The world's largest coupon website Groupon.com is making China forays, hoping to capitalize on the world's most populous Internet market.

The U.S. behemoth has joined hands with Tencent Holdings Ltd. and the private equity fund Yunfeng Capital to build the Gaopeng.com. The new site is now accepting e-mail registrations from Chinese consumers who will be notified on daily deals from local merchants, such as restaurants, gyms and home electronics retailers. The service will initially cover Shanghai and Beijing before expanding to other major Chinese cities.

"The collaboration combines Groupon's global group-buying experience with Tencent's in-depth knowledge of Chinese online communities," said the Chicago-based company.

As it breaks new ground in China, Groupon sets its sights on the thriving Internet market. China had 457 million Internet users by the end of 2010, more than any other country. The Tuan800.com, a group-buying navigation website, estimated value of the group-buying market at 16 billion yuan ($2.46 billion) this year, nearly 10 times that of 2010.

However, analysts cast doubts over how successful Groupon can be in China given intensifying competition. Its aggressive expansion into China also angered local rivals. Groupon has been accused of poaching staff, and competitors have in response formed an alliance and vowed that employees who leave for Groupon will not be welcomed back.

"The inexperience with local consumer markets will be a stumbling block for Groupon," said Chen Shou, an analyst at the research company Analysys International.

Zhangyi, President of the Iimedia Research Co. Ltd., believed its tie-up with Tencent will provide a solid customer bass. "But it remains to be seen how the venture works given cultural differences between the two giants," he said.

Focus on Boom

China's digital advertiser Focus Media Holding Ltd. reaped juicy returns in 2010, drawing strength from an improving advertising market in China.

The Shanghai-based company raked in net profit of $177.8 million last year, compared with $88.8 million in 2009. The NASDAQ-listed Focus Media is China's largest publicly traded advertising company, running a handful of advertising networks in more than 90 cities across the country.
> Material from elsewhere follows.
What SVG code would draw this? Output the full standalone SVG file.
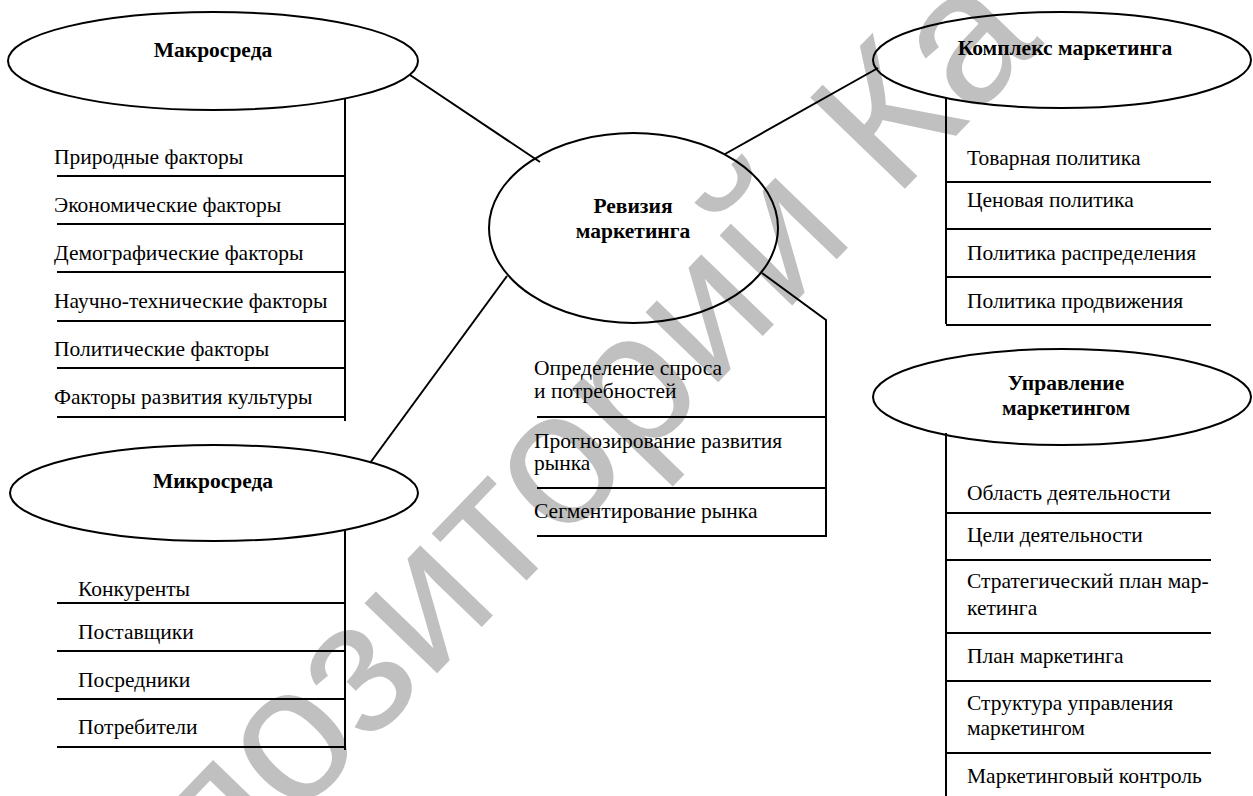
<svg xmlns="http://www.w3.org/2000/svg" width="1253" height="796" viewBox="0 0 1253 796">
<style>
.bg{fill:#ffffff}
.wm{font-family:"Liberation Sans",Arial,sans-serif;font-size:191px;fill:#c0c0c0}
.el{fill:none;stroke:#000;stroke-width:2}
.ln{stroke:#000;stroke-width:2;fill:none}
.t{font-family:"Liberation Serif","Times New Roman",serif;font-size:21.5px;fill:#000}
.h{font-family:"Liberation Serif","Times New Roman",serif;font-size:21.5px;font-weight:bold;fill:#000;text-anchor:middle}
</style>
<rect class="bg" x="0" y="0" width="1253" height="796"/>
<text class="wm" transform="translate(223,895) rotate(-46)">позиторий Ка</text>

<g id="connectors">
<line class="ln" x1="410" y1="75" x2="540" y2="162"/>
<line class="ln" x1="725" y1="154" x2="878" y2="68"/>
<line class="ln" x1="507" y1="276" x2="370" y2="463"/>
<polyline class="ln" points="762,273 826,320 826,537"/>
</g>

<g id="center">
<ellipse class="el" cx="633.5" cy="228" rx="144.5" ry="95"/>
<text class="h" x="633" y="213">Ревизия</text>
<text class="h" x="633" y="238">маркетинга</text>
</g>

<g id="makro">
<ellipse class="el" cx="213" cy="61" rx="205" ry="49"/>
<text class="h" x="213" y="57">Макросреда</text>
<line class="ln" x1="345" y1="98" x2="345" y2="421"/>
<g class="ln">
<line x1="57" y1="176" x2="345" y2="176"/>
<line x1="57" y1="224" x2="345" y2="224"/>
<line x1="57" y1="272" x2="345" y2="272"/>
<line x1="57" y1="321" x2="345" y2="321"/>
<line x1="57" y1="368" x2="345" y2="368"/>
<line x1="57" y1="417" x2="345" y2="417"/>
</g>
<text class="t" x="54" y="164">Природные факторы</text>
<text class="t" x="54" y="212">Экономические факторы</text>
<text class="t" x="54" y="260">Демографические факторы</text>
<text class="t" x="54" y="308">Научно-технические факторы</text>
<text class="t" x="54" y="356">Политические факторы</text>
<text class="t" x="54" y="404">Факторы развития культуры</text>
</g>

<g id="mikro">
<ellipse class="el" cx="214" cy="493" rx="204" ry="48"/>
<text class="h" x="213" y="488">Микросреда</text>
<line class="ln" x1="345" y1="531" x2="345" y2="750"/>
<g class="ln">
<line x1="57" y1="603" x2="345" y2="603"/>
<line x1="57" y1="651" x2="345" y2="651"/>
<line x1="57" y1="699" x2="345" y2="699"/>
<line x1="57" y1="747" x2="345" y2="747"/>
</g>
<text class="t" x="78" y="596">Конкуренты</text>
<text class="t" x="78" y="639">Поставщики</text>
<text class="t" x="78" y="687">Посредники</text>
<text class="t" x="78" y="734">Потребители</text>
</g>

<g id="revision-list">
<g class="ln">
<line x1="537" y1="417" x2="826" y2="417"/>
<line x1="537" y1="488" x2="826" y2="488"/>
<line x1="537" y1="536" x2="826" y2="536"/>
</g>
<text class="t" x="534" y="375">Определение спроса</text>
<text class="t" x="534" y="398">и потребностей</text>
<text class="t" x="534" y="448">Прогнозирование развития</text>
<text class="t" x="534" y="470">рынка</text>
<text class="t" x="534" y="518">Сегментирование рынка</text>
</g>

<g id="kompleks">
<ellipse class="el" cx="1062" cy="60" rx="189" ry="48"/>
<text class="h" x="1065" y="55">Комплекс маркетинга</text>
<line class="ln" x1="946" y1="98" x2="946" y2="324"/>
<g class="ln">
<line x1="946" y1="182" x2="1211" y2="182"/>
<line x1="946" y1="229" x2="1211" y2="229"/>
<line x1="946" y1="277" x2="1211" y2="277"/>
<line x1="946" y1="325" x2="1211" y2="325"/>
</g>
<text class="t" x="967" y="165">Товарная политика</text>
<text class="t" x="967" y="207">Ценовая политика</text>
<text class="t" x="967" y="260">Политика распределения</text>
<text class="t" x="967" y="308">Политика продвижения</text>
</g>

<g id="upravlenie">
<ellipse class="el" cx="1062" cy="397" rx="189" ry="48"/>
<text class="h" x="1066" y="390">Управление</text>
<text class="h" x="1066" y="415">маркетингом</text>
<line class="ln" x1="946" y1="433" x2="946" y2="796"/>
<g class="ln">
<line x1="946" y1="513" x2="1211" y2="513"/>
<line x1="946" y1="560" x2="1211" y2="560"/>
<line x1="946" y1="633" x2="1211" y2="633"/>
<line x1="946" y1="681" x2="1211" y2="681"/>
<line x1="946" y1="753" x2="1211" y2="753"/>
</g>
<text class="t" x="967" y="500">Область деятельности</text>
<text class="t" x="967" y="542">Цели деятельности</text>
<text class="t" x="967" y="588">Стратегический план мар-</text>
<text class="t" x="967" y="615">кетинга</text>
<text class="t" x="967" y="663">План маркетинга</text>
<text class="t" x="967" y="710">Структура управления</text>
<text class="t" x="967" y="735">маркетингом</text>
<text class="t" x="967" y="783">Маркетинговый контроль</text>
</g>
</svg>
The performance was due to stronger advertising revenues from LCD (liquid crystal display) monitors and in-store and poster frame businesses. The company received a serious blow from the economic slowdown two years ago, which prompted its core corporate customers to cut expenses on advertising. It suffered five consecutive quarters of losses before returning to the black in the quarter ending in June 2010.

"The strength and effectiveness of our core business is becoming increasingly recognized by advertisers," said Jason Jiang, Chairman and CEO of Focus Media, "Meanwhile, the aggressive ad price hikes of traditional TV broadcasters have presented exciting growth opportunities to us.

"In 2011, we will continue enabling interactivity of our core media resources and expand our presence in the third and fourth-tier cities."